# Data:

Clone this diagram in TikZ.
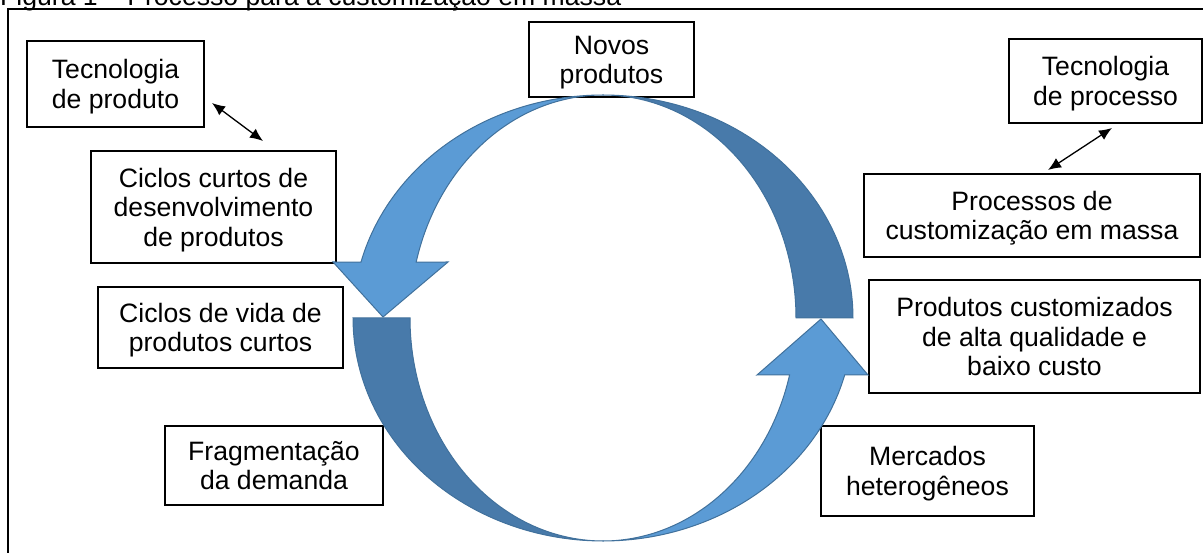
\documentclass[tikz,border=0pt]{standalone}
\usepackage{fontspec}
\setmainfont{Liberation Sans}
\usetikzlibrary{arrows.meta}
\definecolor{ringlight}{RGB}{91,155,213}
\definecolor{ringdark}{RGB}{72,122,170}
\definecolor{ringline}{RGB}{65,113,156}
% struts that make a text block symmetric about its cap-height/baseline span
\newcommand\bxtop{\rule{0pt}{0.94em}}
\newcommand\bxbot{\rule[-0.22em]{0pt}{0.22em}}
\begin{document}
\begin{tikzpicture}[x=1pt,y=-1pt,
  txt/.style={font=\fontsize{26.6}{29.5}\selectfont, align=center},
  box/.style={txt, draw=black, line width=2pt, fill=white, inner sep=0pt},
  ring/.style={draw=ringline, line width=1pt, line join=miter},
  link/.style={line width=1.3pt, {Latex[length=13pt,width=11pt]}-{Latex[length=13pt,width=11pt]}}]
\useasboundingbox (0,0) rectangle (1203,553);
\clip (0,0) rectangle (1203,553);

% caption above the frame
\node[txt, anchor=base west, inner sep=0pt] (caption) at (0,6) {Figura 1 – Processo para a customização em massa};

% frame
\draw[line width=2pt] (8,9) rectangle (1230,600);

% text boxes
\node[box, minimum width=177pt, minimum height=86pt] (tprod) at (115.5,84) {\bxtop Tecnologia\\de produto\bxbot};
\node[box, minimum width=245pt, minimum height=112pt] (ccurt) at (213.5,207) {\bxtop Ciclos curtos de\\desenvolvimento\\de produtos\bxbot};
\node[box, minimum width=245pt, minimum height=81pt] (cvida) at (220.5,327.5) {\bxtop Ciclos de vida de\\produtos curtos\bxbot};
\node[box, minimum width=218pt, minimum height=79pt] (frag) at (274,465.5) {\bxtop Fragmentação\\da demanda\bxbot};
\node[box, minimum width=165pt, minimum height=75pt] (novos) at (611.5,59.5) {\bxtop Novos\\produtos\bxbot};
\node[box, minimum width=193pt, minimum height=84pt] (tproc) at (1105.5,81) {\bxtop Tecnologia\\de processo\bxbot};
\node[box, minimum width=336pt, minimum height=83pt] (pcust) at (1032,215.5) {\bxtop Processos de\\customização em massa\bxbot};
\node[box, minimum width=331pt, minimum height=113pt] (pqual) at (1034.5,336.5) {\bxtop Produtos customizados\\de alta qualidade e\\baixo custo\bxbot};
\node[box, minimum width=213pt, minimum height=90pt] (merc) at (927.5,471) {\bxtop Mercados\\heterogêneos\bxbot};

% double-headed links
\coordinate (l1) at (212,103);
\coordinate (l2) at (263,141);
\coordinate (r1) at (1112,128);
\coordinate (r2) at (1048,170);
\draw[link] (l1) -- (l2);
\draw[link] (r1) -- (r2);

% circular arrows: outer ellipse rx=250, inner rx=193, both ry=223, centre (603,318)
% back (dark) faces
\filldraw[ring, fill=ringdark]
  plot[domain=270:360, samples=60] ({603+250*cos(\x)},{318+223*sin(\x)})
  -- plot[domain=360:270, samples=60] ({603+193*cos(\x)},{318+223*sin(\x)}) -- cycle;
\filldraw[ring, fill=ringdark]
  plot[domain=180:90, samples=60] ({603+250*cos(\x)},{318+223*sin(\x)})
  -- plot[domain=90:180, samples=60] ({603+193*cos(\x)},{318+223*sin(\x)}) -- cycle;
% front (light) faces with heads
\filldraw[ring, fill=ringlight]
  plot[domain=270:194.54, samples=60] ({603+250*cos(\x)},{318+223*sin(\x)})
  -- (333,262) -- (383,317) -- (448,262)
  -- plot[domain=194.54:270, samples=60] ({603+193*cos(\x)},{318+223*sin(\x)}) -- cycle;
\filldraw[ring, fill=ringlight]
  plot[domain=90:14.8, samples=60] ({603+250*cos(\x)},{318+223*sin(\x)})
  -- (868,375) -- (821,319) -- (757,375)
  -- plot[domain=14.8:90, samples=60] ({603+193*cos(\x)},{318+223*sin(\x)}) -- cycle;
\end{tikzpicture}
\end{document}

# Requirements:
Except for the pictures, reproduce every line exactly.

# Solution for this problem:
Clone this diagram in TikZ.
\documentclass[tikz,border=0pt]{standalone}
\usepackage{fontspec}
\setmainfont{Liberation Sans}
\usetikzlibrary{arrows.meta}
\definecolor{ringlight}{RGB}{91,155,213}
\definecolor{ringdark}{RGB}{72,122,170}
\definecolor{ringline}{RGB}{65,113,156}
% struts that make a text block symmetric about its cap-height/baseline span
\newcommand\bxtop{\rule{0pt}{0.94em}}
\newcommand\bxbot{\rule[-0.22em]{0pt}{0.22em}}
\begin{document}
\begin{tikzpicture}[x=1pt,y=-1pt,
  txt/.style={font=\fontsize{26.6}{29.5}\selectfont, align=center},
  box/.style={txt, draw=black, line width=2pt, fill=white, inner sep=0pt},
  ring/.style={draw=ringline, line width=1pt, line join=miter},
  link/.style={line width=1.3pt, {Latex[length=13pt,width=11pt]}-{Latex[length=13pt,width=11pt]}}]
\useasboundingbox (0,0) rectangle (1203,553);
\clip (0,0) rectangle (1203,553);

% caption above the frame
\node[txt, anchor=base west, inner sep=0pt] (caption) at (0,6) {Figura 1 – Processo para a customização em massa};

% frame
\draw[line width=2pt] (8,9) rectangle (1230,600);

% text boxes
\node[box, minimum width=177pt, minimum height=86pt] (tprod) at (115.5,84) {\bxtop Tecnologia\\de produto\bxbot};
\node[box, minimum width=245pt, minimum height=112pt] (ccurt) at (213.5,207) {\bxtop Ciclos curtos de\\desenvolvimento\\de produtos\bxbot};
\node[box, minimum width=245pt, minimum height=81pt] (cvida) at (220.5,327.5) {\bxtop Ciclos de vida de\\produtos curtos\bxbot};
\node[box, minimum width=218pt, minimum height=79pt] (frag) at (274,465.5) {\bxtop Fragmentação\\da demanda\bxbot};
\node[box, minimum width=165pt, minimum height=75pt] (novos) at (611.5,59.5) {\bxtop Novos\\produtos\bxbot};
\node[box, minimum width=193pt, minimum height=84pt] (tproc) at (1105.5,81) {\bxtop Tecnologia\\de processo\bxbot};
\node[box, minimum width=336pt, minimum height=83pt] (pcust) at (1032,215.5) {\bxtop Processos de\\customização em massa\bxbot};
\node[box, minimum width=331pt, minimum height=113pt] (pqual) at (1034.5,336.5) {\bxtop Produtos customizados\\de alta qualidade e\\baixo custo\bxbot};
\node[box, minimum width=213pt, minimum height=90pt] (merc) at (927.5,471) {\bxtop Mercados\\heterogêneos\bxbot};

% double-headed links
\coordinate (l1) at (212,103);
\coordinate (l2) at (263,141);
\coordinate (r1) at (1112,128);
\coordinate (r2) at (1048,170);
\draw[link] (l1) -- (l2);
\draw[link] (r1) -- (r2);

% circular arrows: outer ellipse rx=250, inner rx=193, both ry=223, centre (603,318)
% back (dark) faces
\filldraw[ring, fill=ringdark]
  plot[domain=270:360, samples=60] ({603+250*cos(\x)},{318+223*sin(\x)})
  -- plot[domain=360:270, samples=60] ({603+193*cos(\x)},{318+223*sin(\x)}) -- cycle;
\filldraw[ring, fill=ringdark]
  plot[domain=180:90, samples=60] ({603+250*cos(\x)},{318+223*sin(\x)})
  -- plot[domain=90:180, samples=60] ({603+193*cos(\x)},{318+223*sin(\x)}) -- cycle;
% front (light) faces with heads
\filldraw[ring, fill=ringlight]
  plot[domain=270:194.54, samples=60] ({603+250*cos(\x)},{318+223*sin(\x)})
  -- (333,262) -- (383,317) -- (448,262)
  -- plot[domain=194.54:270, samples=60] ({603+193*cos(\x)},{318+223*sin(\x)}) -- cycle;
\filldraw[ring, fill=ringlight]
  plot[domain=90:14.8, samples=60] ({603+250*cos(\x)},{318+223*sin(\x)})
  -- (868,375) -- (821,319) -- (757,375)
  -- plot[domain=14.8:90, samples=60] ({603+193*cos(\x)},{318+223*sin(\x)}) -- cycle;
\end{tikzpicture}
\end{document}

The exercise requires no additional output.